What this task involves: Repeat verbatim only the lines from the one with "What matplotlib code" through the one with "from matplotlib.ticker import MultipleLocator", both ends kept. Pictures stay out.

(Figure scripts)
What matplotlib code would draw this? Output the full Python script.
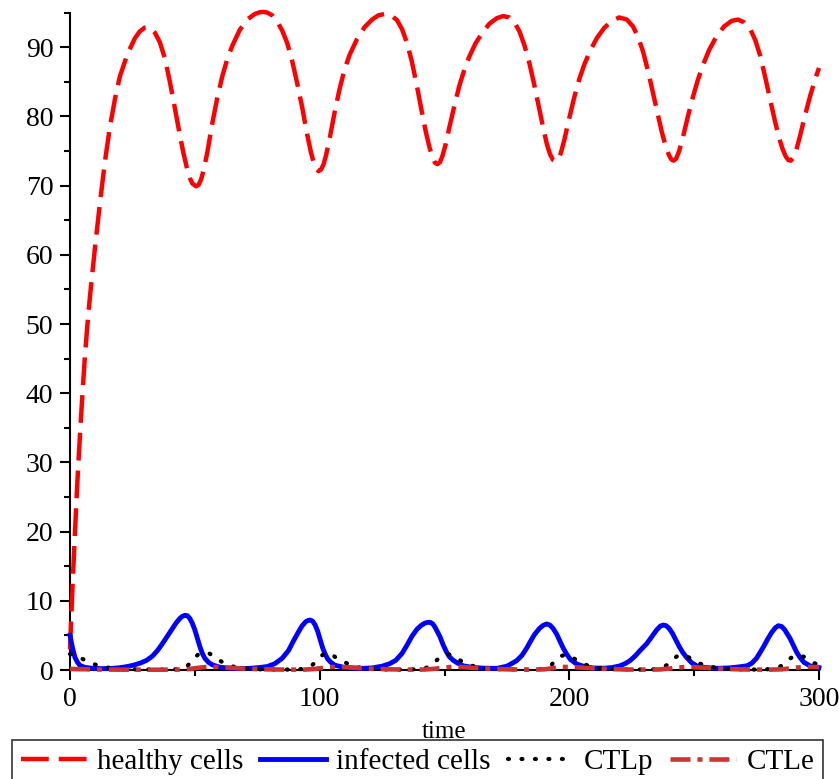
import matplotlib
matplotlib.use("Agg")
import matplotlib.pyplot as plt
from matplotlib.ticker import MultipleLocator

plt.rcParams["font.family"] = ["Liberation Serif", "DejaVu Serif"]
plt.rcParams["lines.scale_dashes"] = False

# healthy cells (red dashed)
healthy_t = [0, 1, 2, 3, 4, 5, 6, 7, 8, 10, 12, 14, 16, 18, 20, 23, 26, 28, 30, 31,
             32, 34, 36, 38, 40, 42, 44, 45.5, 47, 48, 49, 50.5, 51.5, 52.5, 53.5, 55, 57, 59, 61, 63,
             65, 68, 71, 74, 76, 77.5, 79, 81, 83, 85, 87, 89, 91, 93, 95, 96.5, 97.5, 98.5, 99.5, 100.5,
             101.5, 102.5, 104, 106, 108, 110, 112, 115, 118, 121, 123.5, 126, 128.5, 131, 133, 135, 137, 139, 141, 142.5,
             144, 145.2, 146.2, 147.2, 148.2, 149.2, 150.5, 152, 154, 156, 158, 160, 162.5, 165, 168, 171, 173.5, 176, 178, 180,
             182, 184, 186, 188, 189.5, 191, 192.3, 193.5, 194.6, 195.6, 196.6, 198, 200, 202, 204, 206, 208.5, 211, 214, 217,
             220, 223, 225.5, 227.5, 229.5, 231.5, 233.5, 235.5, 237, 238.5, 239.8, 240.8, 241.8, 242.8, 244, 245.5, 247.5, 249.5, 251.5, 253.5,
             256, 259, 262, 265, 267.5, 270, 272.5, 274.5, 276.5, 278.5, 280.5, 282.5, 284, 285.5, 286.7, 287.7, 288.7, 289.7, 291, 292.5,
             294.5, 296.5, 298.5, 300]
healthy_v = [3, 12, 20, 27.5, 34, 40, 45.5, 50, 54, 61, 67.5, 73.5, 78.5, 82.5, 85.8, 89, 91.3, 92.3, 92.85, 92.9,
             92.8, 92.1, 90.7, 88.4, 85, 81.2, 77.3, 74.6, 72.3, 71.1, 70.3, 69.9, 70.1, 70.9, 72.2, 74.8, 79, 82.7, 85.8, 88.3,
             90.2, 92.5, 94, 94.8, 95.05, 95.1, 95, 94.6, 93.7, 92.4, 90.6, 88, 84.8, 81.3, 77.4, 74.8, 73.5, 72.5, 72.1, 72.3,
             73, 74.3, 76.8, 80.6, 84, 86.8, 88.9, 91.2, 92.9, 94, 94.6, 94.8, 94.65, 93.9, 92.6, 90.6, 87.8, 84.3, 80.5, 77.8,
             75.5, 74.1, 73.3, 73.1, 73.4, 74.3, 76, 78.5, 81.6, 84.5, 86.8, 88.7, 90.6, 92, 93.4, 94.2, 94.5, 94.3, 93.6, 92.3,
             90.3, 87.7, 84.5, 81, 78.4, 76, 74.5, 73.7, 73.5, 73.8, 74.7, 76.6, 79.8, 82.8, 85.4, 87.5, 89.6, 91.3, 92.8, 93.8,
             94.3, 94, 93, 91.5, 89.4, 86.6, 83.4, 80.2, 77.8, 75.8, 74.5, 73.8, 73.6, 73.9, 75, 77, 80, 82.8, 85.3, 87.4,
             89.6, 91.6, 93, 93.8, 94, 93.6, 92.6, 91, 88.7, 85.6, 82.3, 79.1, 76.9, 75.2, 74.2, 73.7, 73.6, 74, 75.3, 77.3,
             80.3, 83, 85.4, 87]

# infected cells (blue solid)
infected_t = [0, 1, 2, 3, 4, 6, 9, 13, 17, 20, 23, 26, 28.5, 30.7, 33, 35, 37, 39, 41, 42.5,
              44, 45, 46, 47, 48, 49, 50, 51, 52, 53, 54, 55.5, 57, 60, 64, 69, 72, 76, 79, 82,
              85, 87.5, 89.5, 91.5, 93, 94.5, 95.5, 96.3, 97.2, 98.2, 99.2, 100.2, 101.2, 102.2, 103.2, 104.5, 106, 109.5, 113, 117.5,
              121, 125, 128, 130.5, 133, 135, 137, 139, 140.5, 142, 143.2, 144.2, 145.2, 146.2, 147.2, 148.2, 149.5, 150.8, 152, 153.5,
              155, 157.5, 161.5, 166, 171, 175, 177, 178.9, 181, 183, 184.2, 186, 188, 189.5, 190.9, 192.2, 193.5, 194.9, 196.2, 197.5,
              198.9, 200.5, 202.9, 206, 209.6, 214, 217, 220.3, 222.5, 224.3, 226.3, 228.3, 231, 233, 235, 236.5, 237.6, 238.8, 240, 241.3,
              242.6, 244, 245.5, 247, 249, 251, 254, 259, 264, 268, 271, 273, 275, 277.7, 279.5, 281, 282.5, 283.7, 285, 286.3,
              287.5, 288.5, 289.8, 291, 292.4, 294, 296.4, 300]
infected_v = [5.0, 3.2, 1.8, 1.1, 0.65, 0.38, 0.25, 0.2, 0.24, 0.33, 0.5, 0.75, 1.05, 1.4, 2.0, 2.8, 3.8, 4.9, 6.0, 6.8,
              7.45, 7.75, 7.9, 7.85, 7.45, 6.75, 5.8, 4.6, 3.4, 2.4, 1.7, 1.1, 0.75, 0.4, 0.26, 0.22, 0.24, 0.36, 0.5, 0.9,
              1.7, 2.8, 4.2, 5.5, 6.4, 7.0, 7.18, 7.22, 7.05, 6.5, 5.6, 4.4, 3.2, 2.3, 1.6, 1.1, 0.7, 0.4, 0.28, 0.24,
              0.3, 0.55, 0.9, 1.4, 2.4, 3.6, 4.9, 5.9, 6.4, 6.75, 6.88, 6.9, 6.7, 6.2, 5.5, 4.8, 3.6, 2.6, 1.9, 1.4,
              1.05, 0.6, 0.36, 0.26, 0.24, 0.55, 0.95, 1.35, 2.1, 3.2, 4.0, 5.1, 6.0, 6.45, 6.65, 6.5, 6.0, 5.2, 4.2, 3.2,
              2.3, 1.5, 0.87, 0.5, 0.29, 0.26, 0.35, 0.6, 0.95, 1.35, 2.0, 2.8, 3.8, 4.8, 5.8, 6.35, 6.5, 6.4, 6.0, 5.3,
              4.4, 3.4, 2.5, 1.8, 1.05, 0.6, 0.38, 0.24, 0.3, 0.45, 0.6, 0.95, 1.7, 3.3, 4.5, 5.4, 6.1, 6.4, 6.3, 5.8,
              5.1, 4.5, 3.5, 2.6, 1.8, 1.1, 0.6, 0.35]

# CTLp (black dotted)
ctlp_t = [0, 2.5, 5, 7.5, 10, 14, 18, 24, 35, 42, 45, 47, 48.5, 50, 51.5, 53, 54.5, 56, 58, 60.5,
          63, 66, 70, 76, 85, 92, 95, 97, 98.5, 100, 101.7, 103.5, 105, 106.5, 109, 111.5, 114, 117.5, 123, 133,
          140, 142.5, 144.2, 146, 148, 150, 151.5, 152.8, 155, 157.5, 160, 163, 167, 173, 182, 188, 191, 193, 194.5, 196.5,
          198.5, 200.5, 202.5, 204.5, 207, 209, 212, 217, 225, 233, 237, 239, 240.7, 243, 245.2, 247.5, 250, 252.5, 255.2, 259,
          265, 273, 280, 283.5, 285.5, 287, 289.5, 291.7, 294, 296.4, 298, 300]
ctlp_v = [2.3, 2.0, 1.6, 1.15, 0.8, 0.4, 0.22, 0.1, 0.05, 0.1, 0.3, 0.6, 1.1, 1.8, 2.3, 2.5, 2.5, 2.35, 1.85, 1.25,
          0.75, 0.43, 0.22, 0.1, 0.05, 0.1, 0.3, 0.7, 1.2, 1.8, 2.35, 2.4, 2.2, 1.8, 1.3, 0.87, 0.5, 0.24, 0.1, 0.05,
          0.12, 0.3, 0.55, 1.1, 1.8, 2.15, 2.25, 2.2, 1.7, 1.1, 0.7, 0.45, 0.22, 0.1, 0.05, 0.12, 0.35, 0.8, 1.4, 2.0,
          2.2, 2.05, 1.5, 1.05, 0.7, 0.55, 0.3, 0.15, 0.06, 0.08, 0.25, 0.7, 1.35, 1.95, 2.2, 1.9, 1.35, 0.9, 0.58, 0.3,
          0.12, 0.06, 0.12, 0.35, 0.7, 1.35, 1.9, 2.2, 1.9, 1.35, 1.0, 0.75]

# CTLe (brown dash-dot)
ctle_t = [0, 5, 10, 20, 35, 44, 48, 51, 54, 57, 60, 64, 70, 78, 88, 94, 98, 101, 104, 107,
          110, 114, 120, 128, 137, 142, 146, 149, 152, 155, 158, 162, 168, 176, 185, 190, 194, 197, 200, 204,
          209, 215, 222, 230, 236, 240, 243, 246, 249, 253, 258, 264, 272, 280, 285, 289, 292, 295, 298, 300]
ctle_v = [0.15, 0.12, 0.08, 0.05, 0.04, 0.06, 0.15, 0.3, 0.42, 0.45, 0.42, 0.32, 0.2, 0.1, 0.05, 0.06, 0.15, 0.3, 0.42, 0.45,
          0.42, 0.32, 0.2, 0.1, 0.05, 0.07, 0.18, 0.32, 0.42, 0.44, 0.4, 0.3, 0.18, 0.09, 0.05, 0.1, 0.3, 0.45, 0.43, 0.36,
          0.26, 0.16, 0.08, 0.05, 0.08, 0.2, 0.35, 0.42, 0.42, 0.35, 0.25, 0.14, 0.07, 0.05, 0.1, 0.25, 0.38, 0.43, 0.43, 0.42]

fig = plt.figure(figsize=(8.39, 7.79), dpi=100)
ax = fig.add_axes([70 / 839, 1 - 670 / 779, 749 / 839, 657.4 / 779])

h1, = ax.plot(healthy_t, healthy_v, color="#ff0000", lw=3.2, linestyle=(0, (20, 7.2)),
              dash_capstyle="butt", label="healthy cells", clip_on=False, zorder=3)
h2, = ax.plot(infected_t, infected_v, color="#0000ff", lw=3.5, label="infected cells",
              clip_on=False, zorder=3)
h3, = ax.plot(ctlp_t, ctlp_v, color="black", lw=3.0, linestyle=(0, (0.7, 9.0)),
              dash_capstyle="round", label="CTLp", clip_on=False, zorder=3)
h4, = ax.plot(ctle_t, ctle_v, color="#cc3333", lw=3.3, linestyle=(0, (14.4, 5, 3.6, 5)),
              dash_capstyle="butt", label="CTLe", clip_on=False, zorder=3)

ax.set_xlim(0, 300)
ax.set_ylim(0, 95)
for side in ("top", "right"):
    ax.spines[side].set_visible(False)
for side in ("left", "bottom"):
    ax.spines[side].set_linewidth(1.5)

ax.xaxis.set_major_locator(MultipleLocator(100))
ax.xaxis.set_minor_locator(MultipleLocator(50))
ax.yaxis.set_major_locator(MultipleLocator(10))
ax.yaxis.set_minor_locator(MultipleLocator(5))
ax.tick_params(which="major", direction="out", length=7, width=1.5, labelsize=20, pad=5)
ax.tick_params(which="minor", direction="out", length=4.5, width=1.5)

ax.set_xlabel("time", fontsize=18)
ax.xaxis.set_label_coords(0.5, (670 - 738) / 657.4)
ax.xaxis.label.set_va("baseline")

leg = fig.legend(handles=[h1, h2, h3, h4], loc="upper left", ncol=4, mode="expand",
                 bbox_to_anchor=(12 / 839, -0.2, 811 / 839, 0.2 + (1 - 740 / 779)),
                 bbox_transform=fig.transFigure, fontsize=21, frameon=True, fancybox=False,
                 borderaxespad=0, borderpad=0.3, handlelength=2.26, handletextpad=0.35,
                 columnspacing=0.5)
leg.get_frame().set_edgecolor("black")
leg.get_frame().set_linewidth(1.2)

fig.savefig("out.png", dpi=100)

--

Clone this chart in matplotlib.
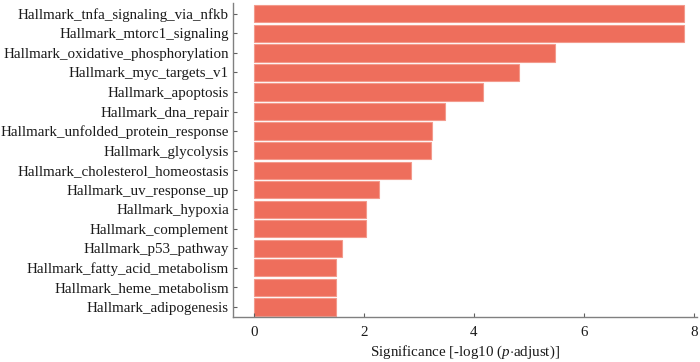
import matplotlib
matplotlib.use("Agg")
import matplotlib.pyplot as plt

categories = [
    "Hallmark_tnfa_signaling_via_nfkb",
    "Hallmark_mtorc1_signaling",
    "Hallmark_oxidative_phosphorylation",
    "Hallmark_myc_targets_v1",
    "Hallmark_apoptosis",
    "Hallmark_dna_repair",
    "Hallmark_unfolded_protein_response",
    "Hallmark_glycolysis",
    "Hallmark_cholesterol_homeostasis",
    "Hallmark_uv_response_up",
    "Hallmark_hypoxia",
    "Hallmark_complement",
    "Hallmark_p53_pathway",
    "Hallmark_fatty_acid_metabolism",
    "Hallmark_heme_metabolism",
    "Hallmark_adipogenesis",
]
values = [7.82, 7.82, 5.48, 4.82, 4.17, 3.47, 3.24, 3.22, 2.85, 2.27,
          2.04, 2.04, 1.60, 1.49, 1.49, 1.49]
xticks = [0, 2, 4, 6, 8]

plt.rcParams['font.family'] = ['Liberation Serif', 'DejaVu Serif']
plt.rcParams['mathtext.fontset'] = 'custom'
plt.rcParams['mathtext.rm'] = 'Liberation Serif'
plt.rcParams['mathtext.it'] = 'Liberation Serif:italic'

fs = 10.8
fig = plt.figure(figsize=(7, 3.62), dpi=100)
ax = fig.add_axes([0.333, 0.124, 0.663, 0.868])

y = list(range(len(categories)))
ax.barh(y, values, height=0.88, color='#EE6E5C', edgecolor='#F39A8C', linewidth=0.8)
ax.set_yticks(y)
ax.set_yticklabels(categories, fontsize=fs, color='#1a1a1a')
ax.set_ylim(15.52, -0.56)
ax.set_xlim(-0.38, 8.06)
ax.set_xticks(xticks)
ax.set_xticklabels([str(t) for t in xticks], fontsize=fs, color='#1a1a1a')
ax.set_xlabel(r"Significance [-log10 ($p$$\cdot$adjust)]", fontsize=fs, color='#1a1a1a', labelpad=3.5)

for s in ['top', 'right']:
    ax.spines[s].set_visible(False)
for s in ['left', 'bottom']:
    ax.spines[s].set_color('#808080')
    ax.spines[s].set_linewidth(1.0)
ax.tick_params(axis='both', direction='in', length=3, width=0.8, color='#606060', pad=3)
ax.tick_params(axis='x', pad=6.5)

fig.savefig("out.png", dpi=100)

Response below:
What matplotlib code would draw this? Output the full Python script.
import matplotlib
matplotlib.use("Agg")
import matplotlib.pyplot as plt
from matplotlib.ticker import MultipleLocator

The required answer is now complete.